De acuerdo con una de las versiones del Diccionario de la Real Academia de la Lengua Española, desmoralizar es ``corromper las costumbres con malos ejemplos o doctrinas perniciosas''. En otra más es, simplemente, ``desanimar'' (21a. ed., 1992).
Me parece que las dos definiciones nos caen de perlas, porque México sufre una evidente corrupción de sus costumbres y pocos podrán dudar, aunque muchos lo nieguen, que la raíz de nuestros problemas, nacionales e internacionales, deriva de las ideas neoliberales o, dicho de otra manera, de ese capitalismo que creía haber triunfado a partir de la caída del muro de Berlín, en noviembre de 1989. Pero, al mismo tiempo, somos una sociedad sin alma: des animada.
Hemos perdido la moral y esto es cada vez más notorio. De nada sirven las doctrinas trascendentales, inspiradas por decálogos, particularmente cuando los más conspicuos representantes de las iglesias no comparten las angustias y necesidades de la grey. Obviamente, hago una excepción para cierto obispo de San Cristóbal a quien respeto y admiro y para todo su equipo. Pero tampoco sirven otras doctrinas, del color que se quiera, en gran medida, porque se han olvidado. ¡Obsoletas, dicen!
La moral perdida es, por supuesto, de las dos maneras. Pero me interesa sobre todo la segunda manera: la pérdida del alma o del ánimo. Recuerdo, y quizá sea irme a lo muy remoto, la guerra de España, cuando se decía, tal vez después del triunfo en Guadalajara sobre las fuerzas expedicionarias italianas al servicio de Franco, que la moral de nuestras fuerzas era muy elevada. O, meses después, cuando los bombardeos sobre Barcelona colocaban a nuestra moral a su más bajo nivel.
En ese sentido de moral, más que en el otro, me parece que México atraviesa por una etapa profundamente peligrosa. Dominan la desconfianza, el escepticismo, el miedo, tanto físico como ese otro que ve hacia el porvenir sin perspectivas. Nadie cree ya en la autoridad ni se deja convencer por las frases repetidas hasta el cansancio de que vamos bien, de que vamos por el buen camino. Lo que recuerda la manida frase de que los buenos caminos o los caminos empedrados de buenas intenciones, llevan derechito hacia el infierno.
Todo ello tiene que ver con los tres caminos hacia la democracia. Sin duda, y hay que reconocerle el mérito al presidente Zedillo, la democracia política es ya un logro, no porque sea perfecta, sino porque al menos en lo electoral está funcionando y funcionando bien, sobre todo a partir de eso que ahora llaman ``ciudadanización'' de los procesos electorales.
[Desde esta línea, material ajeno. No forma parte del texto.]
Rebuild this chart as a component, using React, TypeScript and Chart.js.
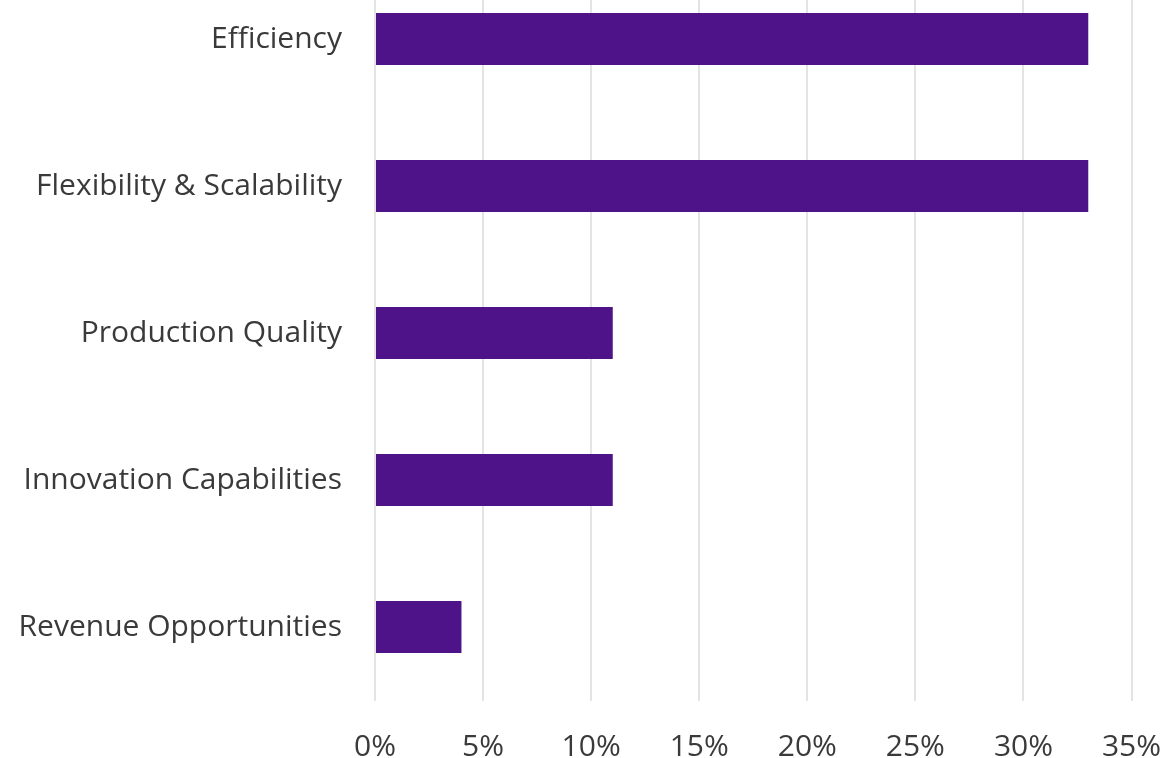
import React, { useEffect, useRef } from "react";
import { Chart, registerables } from "chart.js";

Chart.register(...registerables);

const categories = [
  "Efficiency",
  "Flexibility & Scalability",
  "Production Quality",
  "Innovation Capabilities",
  "Revenue Opportunities",
];
const values = [33, 33, 11, 11, 4];
const tickValues = [0, 5, 10, 15, 20, 25, 30, 35];

const FONT = "'Open Sans', Lato, sans-serif";

export default function App() {
  const ref = useRef<HTMLCanvasElement | null>(null);

  useEffect(() => {
    if (!ref.current) return;
    const chart = new Chart(ref.current, {
      type: "bar",
      data: {
        labels: categories,
        datasets: [
          {
            data: values,
            backgroundColor: "#4e1388",
            borderWidth: 0,
            barPercentage: 0.354,
            categoryPercentage: 1,
          },
        ],
      },
      options: {
        indexAxis: "y",
        animation: false,
        responsive: false,
        maintainAspectRatio: false,
        layout: { padding: { top: 15.5, right: 34.5, left: 0, bottom: 0 } },
        plugins: { legend: { display: false }, tooltip: { enabled: false } },
        scales: {
          x: {
            min: 0,
            max: 35,
            afterBuildTicks: (scale: any) => {
              scale.ticks = tickValues.map((v) => ({ value: v }));
            },
            afterFit: (scale: any) => {
              scale.height = 57.5;
              scale.paddingLeft = 0;
              scale.paddingRight = 0;
            },
            grid: { color: "#e4e4e4", lineWidth: 2, drawTicks: false },
            border: { display: false },
            ticks: {
              padding: 29,
              color: "#3a3a3a",
              font: { family: FONT, size: 30 },
              callback: (v: any) => v + "%",
              maxRotation: 0,
            },
          },
          y: {
            afterFit: (scale: any) => {
              scale.width = 375;
              scale.paddingTop = 0;
              scale.paddingBottom = 0;
            },
            grid: { display: false, drawTicks: false },
            border: { display: false },
            ticks: {
              padding: 33,
              color: "#3a3a3a",
              font: { family: FONT, size: 30 },
            },
          },
        },
      },
    });
    return () => chart.destroy();
  }, []);

  return (
    <div style={{ position: "fixed", top: -50, left: 0, width: 1166, height: 808, background: "#fff" }}>
      <canvas ref={ref} width={1166} height={808} style={{ width: 1166, height: 808 }} />
    </div>
  );
}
La democracia económica está de los perros. El famoso y bien intencionado en sus orígenes Fobaproa, ha desquiciado a la sociedad que se aterra ante la propuesta presidencial de convertir sus desgracias en deuda pública, sobre todo a partir de que tendrá la contrapartida de la ganancia privada de unos cuantos sinvergüenzas, conocidos y por conocer. Tampoco es fácil lograr otra solución, lo entiendo, pero confío en que en el proceso de su búsqueda, en la consulta del PRD de este domingo, se encuentre el camino justo.
¿Y qué decir de la moral social? La delincuencia masiva es la respuesta ante la imposibilidad de vivir en una sociedad del trabajo. Pero también ayuda a la desmoralización, y no poco, la presencia cada vez menos justificada -política, social y moralmente- de las estructuras sindicales corporativas. Y creo que habría que inventar otra palabra para no usar la muy valiosa de ``sindicato'' que permitiera describir a la clase de explotadores que los dirigen con el pretexto de la representación de intereses obreros. Hay que acabar con esas organizaciones. Y una primera respuesta, pero no la única, está en la reforma de los aspectos colectivos de la LFT. Fuera registros y tomas de nota y verdadera libertad sindical son las exigencias.
El problema es que tenemos que recuperar la moral. Empezando desde muy abajito. Entendiendo que una vieja y pervertida palabra, pero muy bella, ``solidaridad'', puede ser el principio. El problema es de todos a favor de todos y no de todos contra todos.